Perform a single left rotation by the computed amount: s = s[leftShifts:] + s[:leftShifts].
Return the result.

class Solution:
    def stringShift(self, s: str, shift: List[List[int]]) -> str:
        # Count the number of left shifts. A right shift is a negative left shift.
        left_shifts = 0
        for direction, amount in shift:
            if direction == 1:
                amount = -amount
            left_shifts += amount

        # Convert back to a positive, do left shifts, and return.
        left_shifts %= len(s)
        s = s[left_shifts:] + s[:left_shifts]
        return s

class Solution {
    public String stringShift(String s, int[][] shift) {
        // Count the number of left shifts. A right shift is a negative left shift.
        int leftShifts = 0;

        for (int[] move : shift) {
            if (move[0] == 1) {
                move[1] = -move[1];
            }
            leftShifts += move[1];
        }

        // Convert back to a positive, do left shifts, and return.
        leftShifts = Math.floorMod(leftShifts, s.length());
        s = s.substring(leftShifts) + s.substring(0, leftShifts);
        return s;
    }
}

class Solution {
public:
    string stringShift(string s, vector<vector<int>>& shift) {
        // Count the number of left shifts. A right shift is a negative left shift.
        int leftShifts = 0;

        for (auto& move : shift) {
            if (move[0] == 1) {
                move[1] = -move[1];
            }
            leftShifts += move[1];
        }

        // Convert back to a positive, do left shifts, and return.
        int n = s.length();
        leftShifts = ((leftShifts % n) + n) % n;
        s = s.substr(leftShifts) + s.substr(0, leftShifts);
        return s;
    }
};

class Solution {
    /**
     * @param {string} s
     * @param {number[][]} shift
     * @return {string}
     */
    stringShift(s, shift) {
        // Count the number of left shifts. A right shift is a negative left shift.
        let leftShifts = 0;

        for (let move of shift) {
            if (move[0] === 1) {
                move[1] = -move[1];
            }
            leftShifts += move[1];
        }

        // Convert back to a positive, do left shifts, and return.
        leftShifts = ((leftShifts % s.length) + s.length) % s.length;
        s = s.substring(leftShifts) + s.substring(0, leftShifts);
        return s;
    }
}

public class Solution {
    public string StringShift(string s, int[][] shift) {
        // Count the number of left shifts. A right shift is a negative left shift.
        int leftShifts = 0;

        foreach (var move in shift) {
            if (move[0] == 1) {
                move[1] = -move[1];
            }
            leftShifts += move[1];
        }

        // Convert back to a positive, do left shifts, and return.
        int n = s.Length;
        leftShifts = ((leftShifts % n) + n) % n;
        s = s.Substring(leftShifts) + s.Substring(0, leftShifts);
        return s;
    }
}

func stringShift(s string, shift [][]int) string {
    // Count the number of left shifts.
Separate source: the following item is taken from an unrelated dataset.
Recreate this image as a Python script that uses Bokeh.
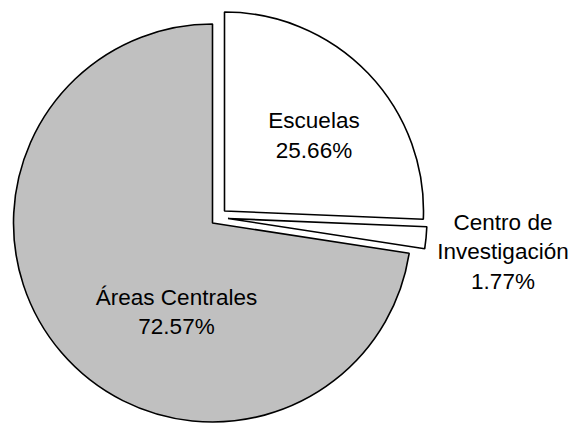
import math
from bokeh.plotting import figure
from bokeh.models import Range1d, ColumnDataSource
from bokeh.core.properties import value
from bokeh.embed import file_html
from bokeh.resources import INLINE

# ---- data ----
categories = ["Escuelas", "Centro de Investigación", "Áreas Centrales"]
label_lines = [["Escuelas"], ["Centro de", "Investigación"], ["Áreas Centrales"]]
percentages = [25.66, 1.77, 72.57]
colors = ["#FFFFFF", "#FFFFFF", "#C0C0C0"]

# ---- layout (pixels, origin at pie centre) ----
W, H = 573, 423
CX, CY = 212, 222.5          # pie centre inside plot frame (from left / from top)
R = 199
explode = [(12, 12), (15.5, 4.5), (0, 0)]
label_anchor = [(101.5, 102.5), (290.5, 0.8), (-36, -74.2)]
LINE_GAP = 29.5
FONT = "Liberation Sans"
FONT_SIZE = "22.5px"

p = figure(width=W, height=H, output_backend="svg", toolbar_location=None,
           x_range=Range1d(-CX, W - CX), y_range=Range1d(-(H - CY), CY),
           min_border=0, outline_line_color=None)
p.axis.visible = False
p.grid.visible = False
p.background_fill_color = "white"
p.border_fill_color = "white"

total = sum(percentages)
a = math.pi / 2
xs, ys, starts, ends = [], [], [], []
for pct, (dx, dy) in zip(percentages, explode):
    sweep = pct / total * 2 * math.pi
    starts.append(a - sweep)
    ends.append(a)
    xs.append(dx)
    ys.append(dy)
    a -= sweep

src = ColumnDataSource(dict(x=xs, y=ys, start=starts, end=ends, color=colors))
p.wedge(x="x", y="y", radius=R, start_angle="start", end_angle="end",
        fill_color="color", line_color="black", line_width=1.6, source=src)

tx, ty, tt = [], [], []
for lines, pct, (ax, ay) in zip(label_lines, percentages, label_anchor):
    all_lines = lines + [f"{pct:.2f}%"]
    for i, s in enumerate(all_lines):
        tx.append(ax)
        ty.append(ay - i * LINE_GAP)
        tt.append(s)

p.text(x=tx, y=ty, text=tt, text_align="center", text_baseline="alphabetic",
       text_font=value(FONT), text_font_size=FONT_SIZE, text_color="black")

open("out.html", "w").write(file_html(p, INLINE))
A right shift is a negative left shift.
    leftShifts := 0

    for _, move := range shift {
        if move[0] == 1 {
            move[1] = -move[1]
        }
        leftShifts += move[1]
    }

    // Convert back to a positive, do left shifts, and return.
    n := len(s)
    leftShifts = ((leftShifts % n) + n) % n
    s = s[leftShifts:] + s[:leftShifts]
    return s
}

class Solution {
    fun stringShift(s: String, shift: Array<IntArray>): String {
        // Count the number of left shifts. A right shift is a negative left shift.
        var leftShifts = 0

        for (move in shift) {
            if (move[0] == 1) {
                move[1] = -move[1]
            }
            leftShifts += move[1]
        }

        // Convert back to a positive, do left shifts, and return.
        val n = s.length
        leftShifts = ((leftShifts % n) + n) % n
        return s.substring(leftShifts) + s.substring(0, leftShifts)
    }
}

class Solution {
    func stringShift(_ s: String, _ shift: [[Int]]) -> String {
        // Count the number of left shifts. A right shift is a negative left shift.
        var leftShifts = 0

        for move in shift {
            var amount = move[1]
            if move[0] == 1 {
                amount = -amount
            }
            leftShifts += amount
        }

        // Convert back to a positive, do left shifts, and return.
        let n = s.count
        leftShifts = ((leftShifts % n) + n) % n
        let arr = Array(s)
        return String(arr[leftShifts...]) + String(arr[..<leftShifts])
    }
}

impl Solution {
    pub fn string_shift(s: String, shift: Vec<Vec<i32>>) -> String {
        let mut left_shifts: i32 = 0;
        for m in &shift {
            if m[0] == 1 {
                left_shifts -= m[1];
            } else {
                left_shifts += m[1];
            }
        }
        let n = s.len() as i32;
        let left_shifts = ((left_shifts % n) + n) % n;
        let mut bytes = s.into_bytes();
        bytes.rotate_left(left_shifts as usize);
        String::from_utf8(bytes).unwrap()
    }
}

Time & Space Complexity

Time complexity: $O(N + L)$
Space complexity: $O(L)$ extra space used

Where $L$ is the length of the string and $N$ is the length of the shift array

Common Pitfalls

Forgetting to Take Modulo of Shift Amount

When the shift amount exceeds the string length, shifting by len(s) positions returns the original string. Failing to take amount % len(s) before performing the shift can cause index out of bounds errors or inefficient operations when the shift amount is very large.

Confusing Left and Right Shift Directions

A left shift moves characters from the front to the back, while a right shift moves characters from the back to the front. Mixing up these directions or incorrectly implementing the slicing logic results in the wrong output. Always verify which direction corresponds to which direction value (0 for left, 1 for right).